Friday, June 29, 2007

The governmental projection tactic

I was reading Geoffrey Stone's blog post about the "intellectual dishonesty" of this Supreme Court, particularly Alito and Roberts, in which he says:
During the past year, Roberts and Alito have repeatedly abandoned the principle of stare decisis, and they have done so in a particularly insidious manner. In a series of very important decisions, they have cynically pretended to honor precedent while actually jettisoning those precedents one after another.

Though that's more of a bait-and-switch, there was something about that inspired me to get my favorite psychology textbook off the shelf (I love it so much that it's one of the few books on the shelf behind my desk, along with Elements of Style and a massive QuickBooks primer),entitled Age of Propaganda: The everyday use and abuse of persuasion.

The tactic I had been thinking about (but had forgotten the name of) is the projection tactic. The scam is pretty simple: you simply accuse others of your own crimes. It seems too easy to be true, and yet it works beautifully. In four separate experiments exploring this phenomenon, the person making the accusation was always considered innocent, even when experimenters raised suspicions about the honesty of the accuser, presented evidence showing the accuser was actually performing the crime and even leveled the accusation after it was shown that the accuser had committed the crime.

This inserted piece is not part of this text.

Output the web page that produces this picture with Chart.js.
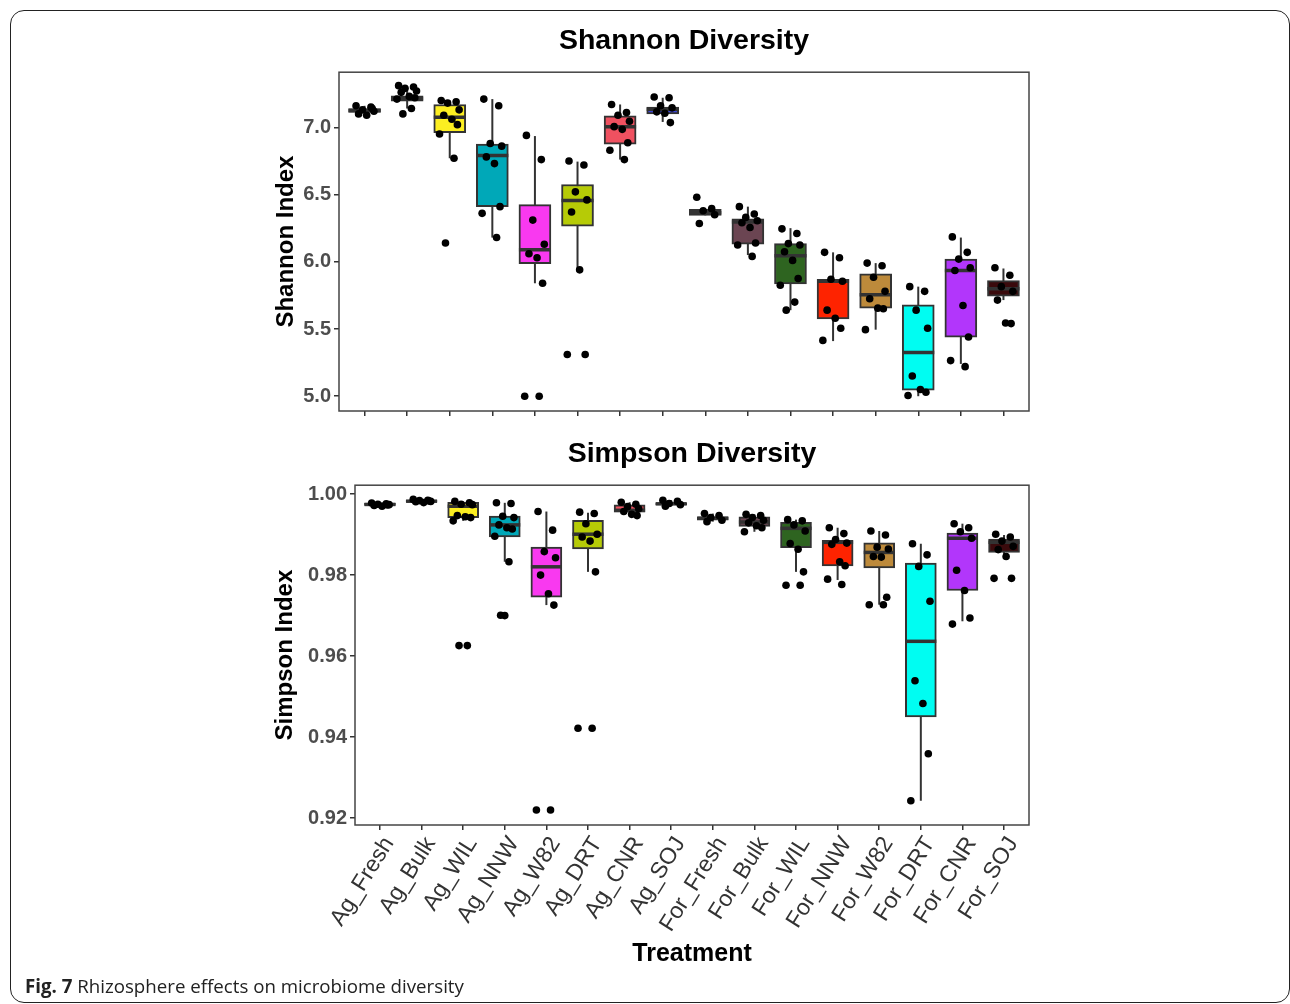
<!DOCTYPE html>
<html>
<head>
<meta charset="utf-8">
<script src="https://cdn.jsdelivr.net/npm/chart.js@4.4.1/dist/chart.umd.min.js"></script>
<style>
  body { margin: 0; background: #fff; width: 1290px; height: 1004px; overflow: hidden; position: relative; }
  #frame { position: absolute; left: 10px; top: 10px; width: 1280px; height: 993px; border: 1.5px solid #222; border-radius: 14px; box-sizing: border-box; }
  #shannon { position: absolute; left: 0; top: 0; }
  #simpson { position: absolute; left: 0; top: 420px; }
  #caption { position: absolute; left: 25px; top: 977px; font-family: "Open Sans"; font-size: 18.7px; line-height: 18px; color: #222; white-space: nowrap; }
</style>
</head>
<body>
<div id="frame"></div>
<canvas id="shannon" width="1290" height="426"></canvas>
<canvas id="simpson" width="1290" height="584"></canvas>
<div id="caption"><b>Fig. 7</b> Rhizosphere effects on microbiome diversity</div>
<script>
const treatments = ["Ag_Fresh", "Ag_Bulk", "Ag_WIL", "Ag_NNW", "Ag_W82", "Ag_DRT", "Ag_CNR", "Ag_SOJ",
                    "For_Fresh", "For_Bulk", "For_WIL", "For_NNW", "For_W82", "For_DRT", "For_CNR", "For_SOJ"];

// Shannon box stats (whisker low, q1, median, q3, whisker high)
const shannonLow = [7.09, 7.14, 6.77, 6.18, 5.84, 5.94, 6.76, 7.04, 6.345, 6.05, 5.64, 5.41, 5.495, 5.00, 5.24, 5.715];
const shannonQ1  = [7.11, 7.195, 6.96, 6.41, 5.985, 6.265, 6.875, 7.10, 6.345, 6.13, 5.835, 5.575, 5.655, 5.045, 5.44, 5.745];
const shannonMed = [7.125, 7.215, 7.075, 6.79, 6.09, 6.455, 7.005, 7.135, 6.365, 6.295, 6.045, 5.855, 5.755, 5.325, 5.935, 5.80];
const shannonQ3  = [7.14, 7.235, 7.17, 6.875, 6.425, 6.575, 7.085, 7.15, 6.39, 6.32, 6.135, 5.87, 5.91, 5.68, 6.02, 5.86];
const shannonHigh = [7.16, 7.30, 7.20, 7.21, 6.935, 6.745, 7.17, 7.22, 6.39, 6.41, 6.25, 6.07, 5.99, 5.815, 6.18, 5.95];
const shannonPoints = [
  [7.16, 7.15, 7.13, 7.12, 7.10, 7.09, 7.14],
  [7.31, 7.30, 7.29, 7.27, 7.26, 7.23, 7.22, 7.21, 7.14, 7.10],
  [7.20, 7.19, 7.18, 7.13, 7.09, 7.06, 7.02, 6.95, 6.77, 6.14],
  [7.21, 7.16, 6.88, 6.86, 6.78, 6.73, 6.41, 6.36, 6.18],
  [6.94, 6.76, 6.31, 6.13, 6.06, 6.03, 5.84, 5.00, 5.00],
  [6.75, 6.72, 6.52, 6.46, 6.37, 5.94, 5.31, 5.31],
  [7.17, 7.11, 7.09, 7.045, 7.005, 6.985, 6.885, 6.83, 6.76],
  [7.225, 7.22, 7.16, 7.145, 7.115, 7.105, 7.035],
  [6.48, 6.395, 6.38, 6.35, 6.285],
  [6.41, 6.355, 6.33, 6.305, 6.29, 6.255, 6.14, 6.125, 6.04],
  [6.245, 6.21, 6.135, 6.125, 6.075, 6.01, 5.875, 5.825, 5.70, 5.64],
  [6.07, 6.03, 5.87, 5.855, 5.64, 5.58, 5.505, 5.415],
  [5.99, 5.97, 5.885, 5.78, 5.725, 5.655, 5.65, 5.495],
  [5.815, 5.78, 5.64, 5.505, 5.15, 5.05, 5.03, 5.005],
  [6.185, 6.07, 6.02, 5.955, 5.935, 5.675, 5.44, 5.265, 5.22],
  [5.955, 5.90, 5.815, 5.78, 5.715, 5.545, 5.54]
];
const shannonTicks = [5.0, 5.5, 6.0, 6.5, 7.0];

// Simpson box stats
const simpsonLow = [0.9970, 0.9979, 0.9934, 0.9833, 0.9726, 0.9808, 0.9947, 0.9970, 0.9932, 0.9907, 0.9808, 0.9788, 0.9727, 0.9243, 0.9686, 0.9846];
const simpsonQ1  = [0.9972, 0.9980, 0.9942, 0.9894, 0.97455, 0.98645, 0.99555, 0.99735, 0.99355, 0.99205, 0.98675, 0.9823, 0.9818, 0.9450, 0.9762, 0.9856];
const simpsonMed = [0.99745, 0.99825, 0.9970, 0.9924, 0.98205, 0.9901, 0.9960, 0.9976, 0.99405, 0.9931, 0.99155, 0.9881, 0.9856, 0.96365, 0.9891, 0.9881];
const simpsonQ3  = [0.9977, 0.9985, 0.9980, 0.99455, 0.98695, 0.99355, 0.99735, 0.99785, 0.9944, 0.9944, 0.99305, 0.9886, 0.98795, 0.9830, 0.9904, 0.9889];
const simpsonHigh = [0.9979, 0.9987, 0.9982, 0.99785, 0.9957, 0.9954, 0.9980, 0.9985, 0.9952, 0.9950, 0.9937, 0.9917, 0.9909, 0.98775, 0.9927, 0.9899];
const simpsonPoints = [
  [0.9978, 0.9976, 0.9975, 0.9974, 0.9972, 0.9970, 0.9973],
  [0.9987, 0.9985, 0.9984, 0.9982, 0.9981, 0.9979, 0.9983],
  [0.9982, 0.99785, 0.9975, 0.9974, 0.9947, 0.9944, 0.9942, 0.9934, 0.9626, 0.9626],
  [0.99785, 0.9977, 0.99455, 0.9942, 0.9924, 0.9917, 0.9914, 0.9896, 0.9833, 0.9701, 0.9700],
  [0.9957, 0.9911, 0.9858, 0.9843, 0.9800, 0.9754, 0.9726, 0.9220, 0.9220],
  [0.99555, 0.9952, 0.9927, 0.9901, 0.9894, 0.9884, 0.9808, 0.9422, 0.9422],
  [0.9980, 0.9975, 0.9969, 0.9964, 0.9957, 0.9950, 0.9947],
  [0.9985, 0.9982, 0.9977, 0.9974, 0.9970],
  [0.9952, 0.9947, 0.9942, 0.99355, 0.9932],
  [0.9950, 0.9947, 0.9942, 0.99355, 0.9929, 0.9922, 0.9917, 0.9907],
  [0.9937, 0.9934, 0.9924, 0.9909, 0.9878, 0.9864, 0.9808, 0.9775, 0.9775],
  [0.9917, 0.99025, 0.9888, 0.9879, 0.9876, 0.9833, 0.9823, 0.9790, 0.9777],
  [0.9909, 0.9899, 0.9869, 0.98645, 0.9846, 0.98445, 0.97455, 0.9727, 0.9727],
  [0.98775, 0.9850, 0.98215, 0.97355, 0.9539, 0.9483, 0.9359, 0.9243],
  [0.9927, 0.9917, 0.9907, 0.9891, 0.9812, 0.9762, 0.9694, 0.9679],
  [0.9901, 0.9894, 0.9884, 0.9871, 0.9863, 0.9846, 0.9792, 0.9792]
];
const simpsonTicks = [0.92, 0.94, 0.96, 0.98, 1.00];

const boxColors = ["#4a4a4a", "#2e2e2e", "#fcee21", "#00a8b8", "#f939f0", "#b6cb06", "#ef5160", "#3d46d6",
                   "#333333", "#6b4552", "#2e6420", "#fe2300", "#bd8a3b", "#00fdf2", "#b236fb", "#3a0a0c"];
// horizontal jitter of the dots, in category units
const jitter = [-0.2, 0.15, -0.05, 0.22, -0.14, 0.05, 0.18, -0.24, 0.1, -0.1, 0.0];

const FONT = "'Liberation Sans', Arial, sans-serif";

const boxPlugin = {
  id: "boxParts",
  beforeDatasetsDraw(chart) {
    const s = chart.$box;
    const ctx = chart.ctx;
    const x = chart.scales.x, y = chart.scales.y;
    ctx.save();
    ctx.strokeStyle = "#333";
    ctx.lineWidth = 2;
    for (let i = 0; i < treatments.length; i++) {
      const px = x.getPixelForValue(i);
      ctx.beginPath();
      ctx.moveTo(px, y.getPixelForValue(s.low[i]));
      ctx.lineTo(px, y.getPixelForValue(s.high[i]));
      ctx.stroke();
    }
    ctx.restore();
  },
  afterDatasetDraw(chart, args) {
    if (args.index !== 0) return;
    const s = chart.$box;
    const ctx = chart.ctx;
    const y = chart.scales.y;
    const bars = chart.getDatasetMeta(0).data;
    ctx.save();
    ctx.strokeStyle = "#333";
    ctx.lineWidth = 3.5;
    bars.forEach((b, i) => {
      const py = y.getPixelForValue(s.med[i]);
      ctx.beginPath();
      ctx.moveTo(b.x - b.width / 2, py);
      ctx.lineTo(b.x + b.width / 2, py);
      ctx.stroke();
    });
    ctx.restore();
  },
  afterDraw(chart) {
    const a = chart.chartArea;
    const ctx = chart.ctx;
    ctx.save();
    ctx.strokeStyle = "#444";
    ctx.lineWidth = 1.5;
    ctx.strokeRect(a.left, a.top, a.right - a.left, a.bottom - a.top);
    ctx.restore();
  }
};

function makeChart(id, stats, cfg) {
  const boxData = treatments.map((t, i) => ({ x: i, y: [cfg.q1[i], cfg.q3[i]] }));
  const dots = [];
  cfg.points.forEach((arr, i) => {
    arr.forEach((v, k) => dots.push({ x: i + jitter[k % jitter.length], y: v }));
  });

  const chart = new Chart(document.getElementById(id), {
    type: "bar",
    data: {
      datasets: [
        {
          data: boxData,
          backgroundColor: boxColors,
          borderColor: "#333",
          borderWidth: 2,
          borderSkipped: false,
          barThickness: cfg.boxWidth,
          order: 1
        },
        {
          type: "scatter",
          data: dots,
          pointRadius: 3.8,
          pointBackgroundColor: "#000",
          pointBorderWidth: 0,
          order: 0
        }
      ]
    },
    options: {
      responsive: false,
      animation: false,
      layout: { autoPadding: false, padding: { left: cfg.padLeft, right: 261, top: 0, bottom: cfg.padBottom } },
      plugins: {
        legend: { display: false },
        tooltip: { enabled: false },
        title: {
          display: true,
          text: cfg.title,
          fullSize: false,
          color: "#000",
          font: { family: FONT, size: 28.5, weight: "bold" },
          padding: { top: cfg.titleTop, bottom: cfg.titleBottom }
        }
      },
      scales: {
        x: {
          type: "linear",
          min: -0.6,
          max: 15.6,
          offset: false,
          afterBuildTicks: (s) => { s.ticks = treatments.map((t, i) => ({ value: i })); },
          afterFit: (s) => { s.height = cfg.xHeight; },
          grid: { offset: false, drawOnChartArea: false, drawTicks: true, tickLength: 5, color: "#333", lineWidth: 1.5 },
          border: { display: false },
          ticks: {
            display: cfg.showLabels,
            autoSkip: false,
            minRotation: 58,
            maxRotation: 58,
            padding: 2,
            labelOffset: 9,
            color: "#333",
            font: { family: FONT, size: 23 },
            callback: (v) => treatments[v]
          },
          title: {
            display: cfg.showLabels,
            text: "Treatment",
            color: "#000",
            font: { family: FONT, size: 25, weight: "bold" }
          }
        },
        y: {
          min: cfg.min,
          max: cfg.max,
          afterBuildTicks: (s) => { s.ticks = cfg.ticks.map((v) => ({ value: v })); },
          afterFit: (s) => { s.width = cfg.yWidth; },
          grid: { drawOnChartArea: false, drawTicks: true, tickLength: 5, color: "#333", lineWidth: 1.5 },
          border: { display: false },
          ticks: {
            padding: 3,
            color: "#4d4d4d",
            font: { family: FONT, size: 20, weight: "bold" },
            callback: (v) => v.toFixed(cfg.digits)
          },
          title: {
            display: true,
            text: cfg.yTitle,
            color: "#000",
            font: { family: FONT, size: 24, weight: "bold" }
          }
        }
      }
    },
    plugins: [boxPlugin, { id: "stats", beforeInit(c) { c.$box = stats; } }]
  });
  return chart;
}

makeChart("shannon", { low: shannonLow, med: shannonMed, high: shannonHigh }, {
  title: "Shannon Diversity", titleTop: 24, titleBottom: 14,
  q1: shannonQ1, q3: shannonQ3, points: shannonPoints,
  min: 4.89, max: 7.41, ticks: shannonTicks, digits: 1, yTitle: "Shannon Index",
  showLabels: false, xHeight: 9, padBottom: 0, padLeft: 268, yWidth: 71, boxWidth: 32
});

makeChart("simpson", { low: simpsonLow, med: simpsonMed, high: simpsonHigh }, {
  title: "Simpson Diversity", titleTop: 17, titleBottom: 14,
  q1: simpsonQ1, q3: simpsonQ3, points: simpsonPoints,
  min: 0.9183, max: 1.0022, ticks: simpsonTicks, digits: 2, yTitle: "Simpson Index",
  showLabels: true, xHeight: 148, padBottom: 31, padLeft: 267, yWidth: 88, boxWidth: 31
});
</script>
</body>
</html>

These days, the projection tactic is being used at all levels of our government - Bush uses it just about every time he opens his mouth. He accuses other countries of violating the civil rights of its citizens even as he blatantly crosses Constitutional lines. He accuses anti-war activists of not supporting the troops even as he sends them into an amoral war with inadequate equipment, then brings them home to inadequate physical, mental and financial care. He accuses his opponents of being godless when he has made not a single presidential decision (okay, he increased AIDS-support funding to Africa - got to give him that) that answers the question "what would Jesus do?"

The next time Bush, Cheney or any of their henchmen open their traps, think really hard about whether the filth they're spewing reflects the actions of those they're accusing or, more likely, whether they're trying to distance themselves from their own heinous actions.